** What is asked **
Print, word for word, every line from the beginning of the listing up to and including the line with "11.05, 10.8, 8.6];". Pictures are to be excluded.

** Dataset excerpt **
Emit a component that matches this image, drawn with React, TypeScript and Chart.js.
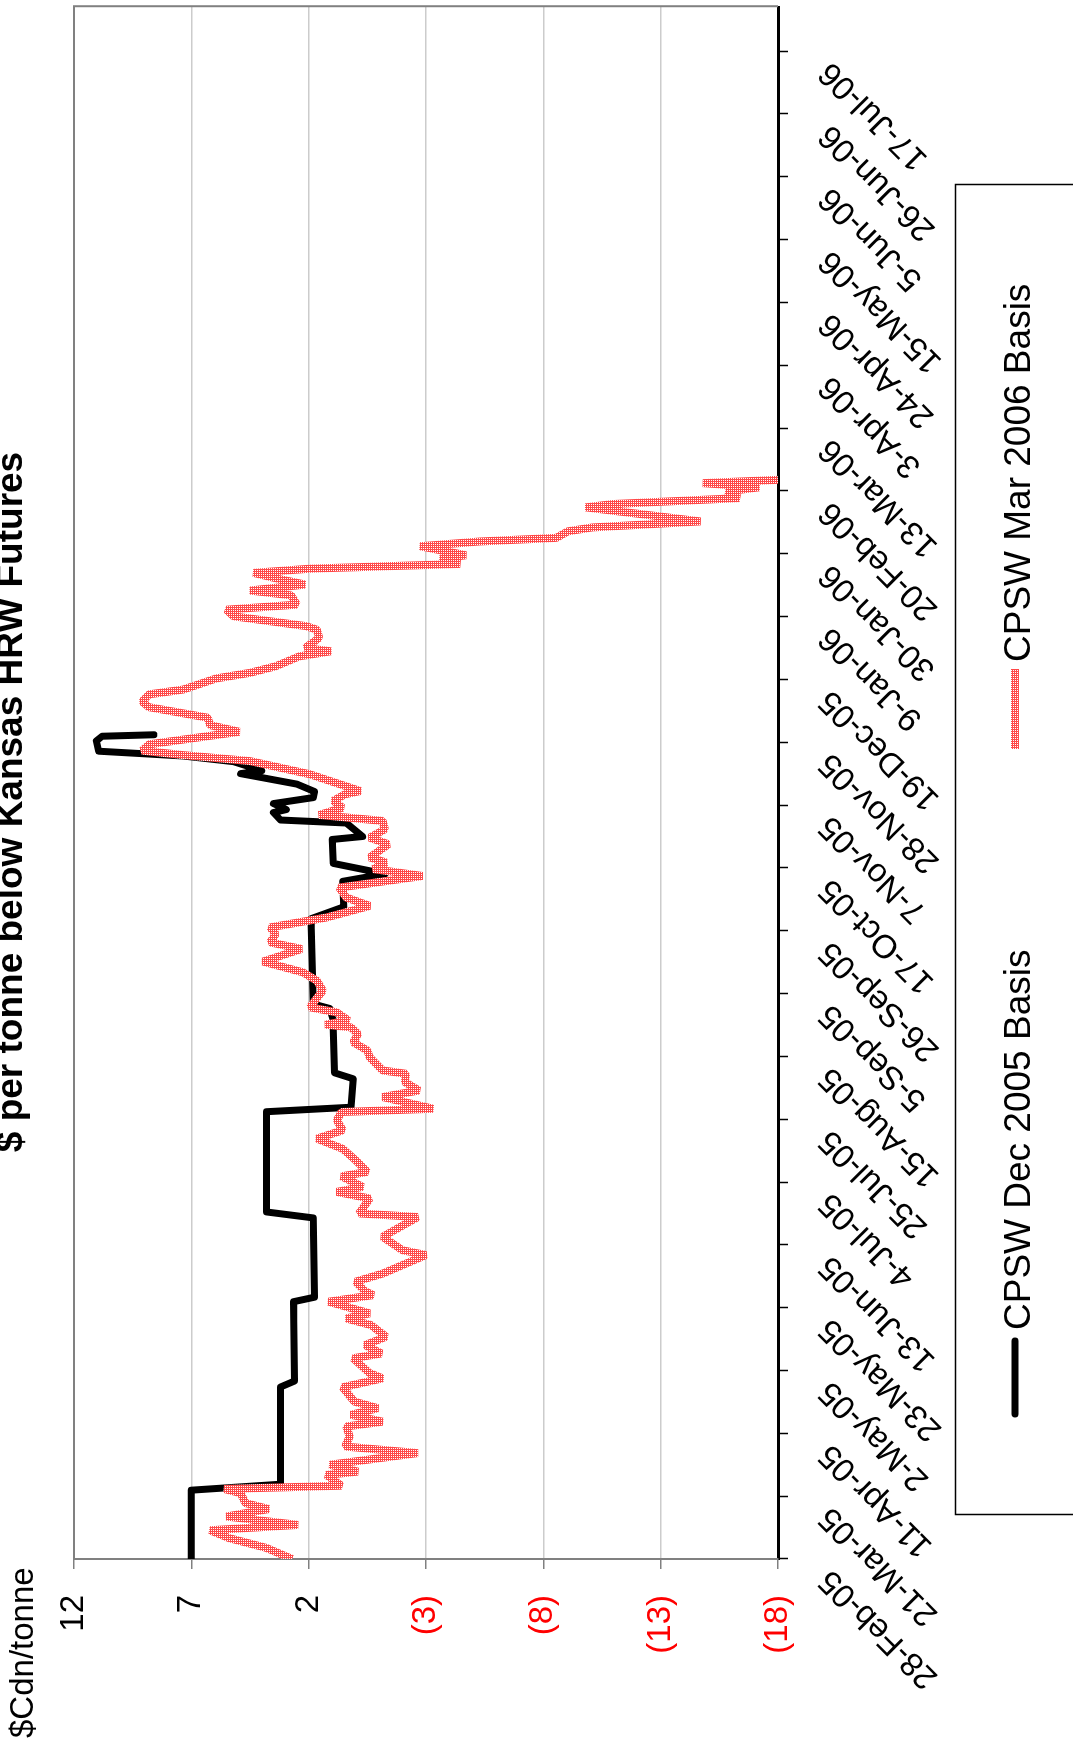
import React, { useEffect, useRef } from "react";
import { Chart, registerables } from "chart.js";

Chart.register(...registerables);

// ---- data (x = days after 28-Feb-05, y = $Cdn/tonne) ----
const START_UTC = Date.UTC(2005, 1, 28);
const MONTHS = ["Jan", "Feb", "Mar", "Apr", "May", "Jun", "Jul", "Aug", "Sep", "Oct", "Nov", "Dec"];

const chartTitle = "$ per tonne below Kansas HRW Futures";
const unitLabel = "$Cdn/tonne";
const seriesLabels = ["CPSW Dec 2005 Basis", "CPSW Mar 2006 Basis"];

const decDays = [0, 23, 25, 57.5, 59.5, 86, 87.5, 114, 116, 149.5, 151, 160.5, 162.5, 177, 180, 184, 185.5, 214, 218, 226.5, 229, 232.5, 240.5, 241.5, 246, 247, 249.5, 250.5, 252.5, 254.5, 256.5, 259, 262.5, 263.5, 266.5, 268.4, 270, 273.4, 275, 275.5];
const decBasis = [7, 7, 3.2, 3.2, 2.6, 2.65, 1.75, 1.8, 3.8, 3.8, 0.2, 0.1, 0.9, 0.95, 0.95, 1.1, 1.8, 1.9, 0.5, 0.55, -1.25, 0.95, 1.0, -0.3, 0.4, 3.2, 3.5, 2.95, 3.5, 1.8, 1.75, 2.5, 4.9, 4.0, 5.2, 7.35, 10.95, 11.05, 10.8, 8.6];

const marDays = [0, 3.7, 7, 9.6, 11.4, 14.2, 16.7, 18.7, 22, 23.4, 24.5, 28.1, 29.2, 31.5, 35.4, 37.6, 40.9, 44.3, 45.9, 48.2, 50.4, 52.6, 57.4, 60.4, 62.1, 67.1, 68.7, 71.5, 74.3, 78.2, 80.4, 82.1, 86, 88.2, 89.5, 92.7, 95.4, 101.6, 103.2, 107.7, 114.3, 115.5, 120.5, 122.7, 124.4, 127.9, 129.4, 133.3, 137.1, 140.5, 143.3, 146.6, 149.4, 150.5, 154.4, 156.6, 159.4, 162.2, 163.3, 167.7, 170, 172.7, 175.5, 177.7, 178.6, 180, 182.7, 184.4, 190, 193.3, 196.1, 199.7, 203.9, 206.1, 208.9, 211.1, 214.4, 218.3, 221.1, 224.4, 228.3, 230.6, 232.8, 234.5, 238.9, 241.1, 243.9, 246.7, 248.7, 251.1, 253.4, 255.6, 256.7, 262.3, 266.7, 268.7, 270.2, 272.3, 276.5, 278.7, 281.2, 284.7, 286.6, 289, 290.6, 294.3, 296.2, 298.4, 301.7, 303.4, 304.5, 307.9, 310.6, 311.8, 315.1, 317.3, 319, 322.1, 323.7, 325.7, 327.7, 329.6, 331, 332.6, 334.3, 335.5, 338.5, 340.1, 341.3, 343.5, 344.8, 346.8, 351.5, 352.6, 354.6, 356.8, 358.2, 359.6, 360.7];
const marBasis = [2.7, 3.8, 5.4, 6.2, 2.45, 5.5, 3.7, 4.7, 4.9, 5.6, 0.6, 1.25, -0.1, 1.1, -2.65, 0.45, 0.25, 0.4, -1.15, 0.2, -0.95, 0.05, 0.55, -1.15, -0.6, 0.1, -1.1, -0.4, -1.3, -0.65, 0.4, -0.6, 1.15, -0.75, -0.4, 0.0, -1.15, -3.0, -2.0, -1.15, -2.65, -0.15, -0.6, 0.8, -0.3, 0.6, -0.5, 0.0, 0.55, 1.65, 0.55, 0.8, 0.6, -3.3, -1.15, -2.7, -2.1, -2.15, -1.15, -0.6, -0.5, 0.1, -0.1, 0.2, 1.3, 0.3, 0.8, 1.95, 1.4, 1.65, 2.25, 3.95, 2.3, 3.65, 3.4, 3.65, 1.25, -0.6, 0.4, 0.7, -2.85, -0.75, -1.3, -0.6, -1.4, -0.6, -1.25, -1.15, 1.55, 0.55, 0.95, 0.45, -0.2, 1.95, 4.5, 7.35, 9.1, 8.8, 4.95, 6.2, 6.3, 8.8, 9.1, 8.8, 7.35, 5.95, 4.5, 3.4, 2.4, 1.05, 2.15, 1.55, 1.65, 2.1, 5.2, 5.5, 2.5, 2.75, 4.5, 2.15, 3.35, 4.35, 1.95, -4.45, -3.6, -4.7, -2.75, -5.3, -8.55, -9.05, -10.1, -14.7, -9.8, -10.95, -16.35, -15.8, -17.2, -14.8, -18.0];

const valueMin = -18;
const valueMax = 12;
const valueStep = 5;
const dayMax = 519;
const dayStep = 21;

const FONT = "'Liberation Sans', Arial, Helvetica, sans-serif";

function fmtDate(d: number): string {
  const dt = new Date(START_UTC + Math.round(d) * 86400000);
  return `${dt.getUTCDate()}-${MONTHS[dt.getUTCMonth()]}-${String(dt.getUTCFullYear()).slice(2)}`;
}
function fmtValue(v: number): string {
  return v < 0 ? `(${-v})` : `${v}`;
}

export default function App() {
  const ref = useRef<HTMLCanvasElement>(null);

  useEffect(() => {
    const canvas = ref.current!;
    const ctx0 = canvas.getContext("2d")!;
    const pc = document.createElement("canvas");
    pc.width = 2;
    pc.height = 2;
    const pctx = pc.getContext("2d")!;
    pctx.fillStyle = "rgb(255,72,72)";
    pctx.fillRect(0, 0, 2, 2);
    pctx.fillStyle = "#ffffff";
    pctx.fillRect(1, 1, 1, 1);
    const pink = ctx0.createPattern(pc, "repeat")!;

    const decor = {
      id: "decor",
      beforeDatasetsDraw(chart: any) {
        const { ctx, chartArea } = chart;
        ctx.save();
        ctx.strokeStyle = "#808080";
        ctx.lineWidth = 2;
        ctx.beginPath();
        ctx.moveTo(chartArea.left, chartArea.top);
        ctx.lineTo(chartArea.right, chartArea.top);
        ctx.lineTo(chartArea.right, chartArea.bottom);
        ctx.stroke();
        ctx.restore();
      },
      afterDraw(chart: any) {
        const { ctx } = chart;
        ctx.save();
        ctx.fillStyle = "#000";
        ctx.textBaseline = "alphabetic";
        ctx.textAlign = "center";
        ctx.font = `bold 37px ${FONT}`;
        ctx.fillText(chartTitle, 950, 22);
        ctx.textAlign = "left";
        ctx.font = `33px ${FONT}`;
        ctx.fillText(unitLabel, 14, 33);

        // legend
        ctx.fillStyle = "#fff";
        ctx.strokeStyle = "#000";
        ctx.lineWidth = 1.5;
        ctx.beginPath();
        ctx.rect(237.5, 955.5, 1330, 200);
        ctx.fill();
        ctx.stroke();
        const items = [
          { x0: 338, x1: 411, tx: 422 },
          { x0: 1003, x1: 1083, tx: 1090 },
        ];
        chart.data.datasets.forEach((ds: any, i: number) => {
          const it = items[i];
          ctx.save();
          ctx.strokeStyle = ds.borderColor;
          ctx.lineWidth = ds.borderWidth;
          ctx.lineCap = i === 0 ? "round" : "butt";
          ctx.beginPath();
          ctx.moveTo(it.x0, 1015);
          ctx.lineTo(it.x1, 1015);
          ctx.stroke();
          ctx.restore();
          ctx.fillStyle = "#000";
          ctx.font = `37px ${FONT}`;
          ctx.textAlign = "left";
          ctx.textBaseline = "alphabetic";
          ctx.fillText(ds.label, it.tx, 1030);
        });
        ctx.restore();
      },
    };

    const chart = new Chart(canvas, {
      type: "line",
      data: {
        datasets: [
          {
            label: seriesLabels[0],
            data: decDays.map((d, i) => ({ x: d, y: decBasis[i] })),
            borderColor: "#000000",
            borderWidth: 7,
            borderJoinStyle: "round",
            borderCapStyle: "round",
            pointRadius: 0,
            tension: 0,
            fill: false,
            order: 1,
          },
          {
            label: seriesLabels[1],
            data: marDays.map((d, i) => ({ x: d, y: marBasis[i] })),
            borderColor: pink as any,
            borderWidth: 8,
            borderJoinStyle: "bevel",
            pointRadius: 0,
            tension: 0,
            fill: false,
            order: 0,
          },
        ],
      },
      options: {
        responsive: false,
        animation: false,
        devicePixelRatio: 1,
        layout: { padding: { left: 0, right: 3.5, top: 74, bottom: 0 } },
        plugins: {
          legend: { display: false },
          title: { display: false },
          tooltip: { enabled: false },
        },
        scales: {
          x: {
            type: "linear",
            min: 0,
            max: dayMax,
            ticks: {
              stepSize: dayStep,
              includeBounds: false,
              autoSkip: false,
              maxRotation: 45,
              minRotation: 45,
              padding: 23,
              labelOffset: -16,
              color: "#000",
              font: { size: 33, family: FONT },
              callback: (v: any) => fmtDate(Number(v)),
            },
            grid: {
              drawOnChartArea: false,
              drawTicks: true,
              tickLength: 10,
              tickColor: "#000",
              tickWidth: 1.5,
            },
            border: { color: "#000", width: 3 },
            afterFit: (s: any) => {
              s.height = 295;
            },
          } as any,
          y: {
            type: "linear",
            min: valueMin,
            max: valueMax,
            ticks: {
              stepSize: valueStep,
              padding: 26,
              font: { size: 33, family: FONT },
              color: (c: any) => (c.tick && c.tick.value < 0 ? "#ff0000" : "#000000"),
              callback: (v: any) => fmtValue(Number(v)),
            },
            grid: {
              color: "#cccccc",
              lineWidth: 1.5,
              tickLength: 10,
              tickColor: "#808080",
              drawTicks: true,
            },
            border: { color: "#808080", width: 2 },
            afterFit: (s: any) => {
              s.width = 193;
            },
          } as any,
        },
      },
      plugins: [decor],
    });
    return () => chart.destroy();
  }, []);

  return (
    <div
      style={{
        position: "absolute",
        left: 0,
        top: 0,
        width: 1073,
        height: 1752,
        overflow: "hidden",
        background: "#fff",
      }}
    >
      <div
        style={{
          position: "absolute",
          left: 0,
          top: 0,
          width: 1752,
          height: 1073,
          transformOrigin: "0 0",
          transform: "translateY(1752px) rotate(-90deg)",
        }}
      >
        <canvas ref={ref} width={1752} height={1073} style={{ display: "block", width: 1752, height: 1073 }} />
      </div>
    </div>
  );
}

** Exercise answer **
Emit a component that matches this image, drawn with React, TypeScript and Chart.js.
import React, { useEffect, useRef } from "react";
import { Chart, registerables } from "chart.js";

Chart.register(...registerables);

// ---- data (x = days after 28-Feb-05, y = $Cdn/tonne) ----
const START_UTC = Date.UTC(2005, 1, 28);
const MONTHS = ["Jan", "Feb", "Mar", "Apr", "May", "Jun", "Jul", "Aug", "Sep", "Oct", "Nov", "Dec"];

const chartTitle = "$ per tonne below Kansas HRW Futures";
const unitLabel = "$Cdn/tonne";
const seriesLabels = ["CPSW Dec 2005 Basis", "CPSW Mar 2006 Basis"];

const decDays = [0, 23, 25, 57.5, 59.5, 86, 87.5, 114, 116, 149.5, 151, 160.5, 162.5, 177, 180, 184, 185.5, 214, 218, 226.5, 229, 232.5, 240.5, 241.5, 246, 247, 249.5, 250.5, 252.5, 254.5, 256.5, 259, 262.5, 263.5, 266.5, 268.4, 270, 273.4, 275, 275.5];
const decBasis = [7, 7, 3.2, 3.2, 2.6, 2.65, 1.75, 1.8, 3.8, 3.8, 0.2, 0.1, 0.9, 0.95, 0.95, 1.1, 1.8, 1.9, 0.5, 0.55, -1.25, 0.95, 1.0, -0.3, 0.4, 3.2, 3.5, 2.95, 3.5, 1.8, 1.75, 2.5, 4.9, 4.0, 5.2, 7.35, 10.95, 11.05, 10.8, 8.6];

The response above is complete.